TCP | ScrapeRouter

TCP, or Transmission Control Protocol, is the transport layer protocol that makes sure data arrives reliably and in order between a client and server. In scraping, it sits underneath HTTP and HTTPS, so when requests fail before you even get a response, the problem is often down at the TCP level, not in your parser or request code.

Examples

A normal scraper request usually starts lower in the stack than people think:

Your client opens a TCP connection to the target server
If it's HTTPS, TLS is negotiated on top of that TCP connection
Then the HTTP request is sent

If the TCP connection can't be established, the request never gets far enough to return a 403, 404, or 200.

import requests

try:
    r = requests.get("https://example.com", timeout=10)
    print(r.status_code)
except requests.exceptions.ConnectionError as e:
    print("TCP connection failed before HTTP response:", e)

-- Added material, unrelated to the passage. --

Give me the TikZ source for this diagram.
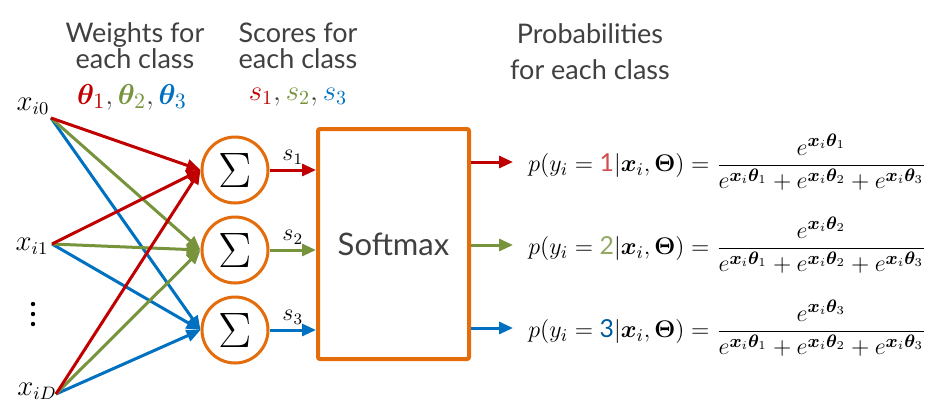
\documentclass[tikz,border=0pt]{standalone}
\usepackage{amsmath,bm}
\usepackage[no-math]{fontspec}
\newfontfamily\kopfont{Lato}
\usetikzlibrary{arrows.meta,positioning,calc}
\definecolor{rood}{HTML}{C00000}
\definecolor{groen}{HTML}{77933C}
\definecolor{blauw}{HTML}{0070C0}
\definecolor{oranje}{HTML}{E46C0A}
\definecolor{tekst}{HTML}{404040}
\tikzset{
  som/.style={circle,draw=oranje,line width=1.5pt,minimum size=33pt,inner sep=0pt,font=\fontsize{24}{24}\selectfont},
  blok/.style={draw=oranje,line width=2pt,rounded corners=1pt,minimum width=75.5pt,minimum height=115pt,font=\kopfont\fontsize{15.5}{15.5}\selectfont,text=tekst},
  pijl/.style={line width=1.5pt,-{Triangle[length=7pt,width=6pt]}},
  kop/.style={align=center,text=tekst,font=\kopfont\fontsize{13.5}{13}\selectfont},
  inv/.style={font=\fontsize{13.5}{13.5}\selectfont},
  slab/.style={font=\fontsize{12}{12}\selectfont,inner sep=2pt,text=black},
  kans/.style={anchor=west,inner xsep=7.5pt,font=\fontsize{12.4}{14}\selectfont},
}
\newcommand{\ex}[1]{e^{\bm{x}_i\bm{\theta}_{#1}}}
\newcommand{\noemer}{\ex{1}+\ex{2}+\ex{3}}

\begin{document}
\begin{tikzpicture}[x=0.5pt,y=-0.5pt]
  \useasboundingbox (0,0) rectangle (946,414);
  % kopjes
  \node[kop] (gew) at (135,46) {Weights for\\each class};
  \node[kop] (sco) at (298,46) {Scores for\\each class};
  \node[kop] (prob) at (590,52) {Probabilities\\[5pt]for each class};
  \node[font=\fontsize{15}{15}\selectfont] (thetas) at (132,97)
    {$\color{rood}\bm{\theta}_1\color{tekst},\color{groen}\bm{\theta}_2\color{tekst},\color{blauw}\bm{\theta}_3$};
  \node[font=\fontsize{14.5}{14.5}\selectfont] (scores) at (298,97)
    {$\color{rood}s_1\color{tekst},\color{groen}s_2\color{tekst},\color{blauw}s_3$};
  % invoer
  \node[inv] (x0) at (33,106) {$x_{i0}$};
  \node[inv] (x1) at (32,246) {$x_{i1}$};
  \node[inv] (xd) at (37,391) {$x_{iD}$};
  \coordinate (dots) at (33,314);
  \foreach \d in {-10,0,10}
    \fill ($(dots)+(0,\d)$) circle (2.2);
  \coordinate (i0) at (51,118);
  \coordinate (i1) at (52,244);
  \coordinate (iD) at (56,394);
  % sommen en softmax
  \node[som] (sg1) at (235,170) {$\Sigma$};
  \node[som,below=5.5pt of sg1] (sg2) {$\Sigma$};
  \node[som,below=5.5pt of sg2] (sg3) {$\Sigma$};
  \node[blok] (sm) at (393.5,244) {Softmax};
  \foreach \k/\kl in {3/blauw,2/groen,1/rood}
    \foreach \b in {i0,i1,iD}
      \draw[pijl,\kl] (\b) -- (sg\k.west);
  \draw[pijl,rood] (sg1) -- (sg1 -| sm.west) node[midway,above,slab] {$s_1$};
  \draw[pijl,groen] (sg2) -- (sg2 -| sm.west) node[midway,above,slab] {$s_2$};
  \draw[pijl,blauw] (sg3) -- (sg3 -| sm.west) node[midway,above,slab] {$s_3$};
  % kansen
  \node[kans] (p1) at (513,162)
    {$p(y_i = \text{\kopfont\color{rood!70}1}|\bm{x}_i,\bm{\Theta}) = \dfrac{\ex{1}}{\noemer}$};
  \node[kans] (p2) at (513,245)
    {$p(y_i = \text{\kopfont\color{groen!80}2}|\bm{x}_i,\bm{\Theta}) = \dfrac{\ex{2}}{\noemer}$};
  \node[kans] (p3) at (513,328)
    {$p(y_i = \text{\kopfont\color{blauw!80!black}3}|\bm{x}_i,\bm{\Theta}) = \dfrac{\ex{3}}{\noemer}$};
  \draw[pijl,rood] (sm.east |- p1.west) -- (p1.west);
  \draw[pijl,groen] (sm.east |- p2.west) -- (p2.west);
  \draw[pijl,blauw] (sm.east |- p3.west) -- (p3.west);
\end{tikzpicture}
\end{document}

You can also test basic TCP reachability from the shell:

nc -vz example.com 443

If that fails, you're not dealing with HTML parsing or headers yet. You're dealing with connection setup, routing, firewalls, or the target just refusing you.

Practical tips

Don't blame HTTP too early: if you see connection resets, timeouts during connect, or socket errors, check TCP-level issues first.
Remember the stack order: TCP first, then TLS, then HTTP.
In production scraping, common TCP problems are: connection timeouts, refused connections, resets, packet loss, unstable proxies.
Reusing connections helps: opening a fresh TCP connection for every request adds latency and more failure points.
When debugging proxy behavior, test whether the proxy can actually establish TCP connections to the target before changing scraper logic.
If a site is doing aggressive filtering, failures may happen before any HTTP response exists: dropped connections, resets during handshake, inconsistent connect failures.
This is one reason router layers exist: not because TCP is complicated in theory, but because at scale you keep paying for bad network paths, dead proxies, and flaky connection setup.

Use cases

Debugging failed requests: You send a request and get no status code back, just a connection error. That usually means the failure happened at the TCP layer or during TLS setup.
Proxy troubleshooting: A proxy pool looks fine on paper, but half the proxies can't reliably open TCP connections to the target. You don't fix that with better parsing.
Performance tuning: If your scraper opens too many short-lived connections, TCP setup overhead starts to matter, especially across high-latency regions.
Understanding anti-bot behavior: Some defenses don't bother returning clean HTTP blocks. They just terminate connections early or make handshakes fail in weird ways.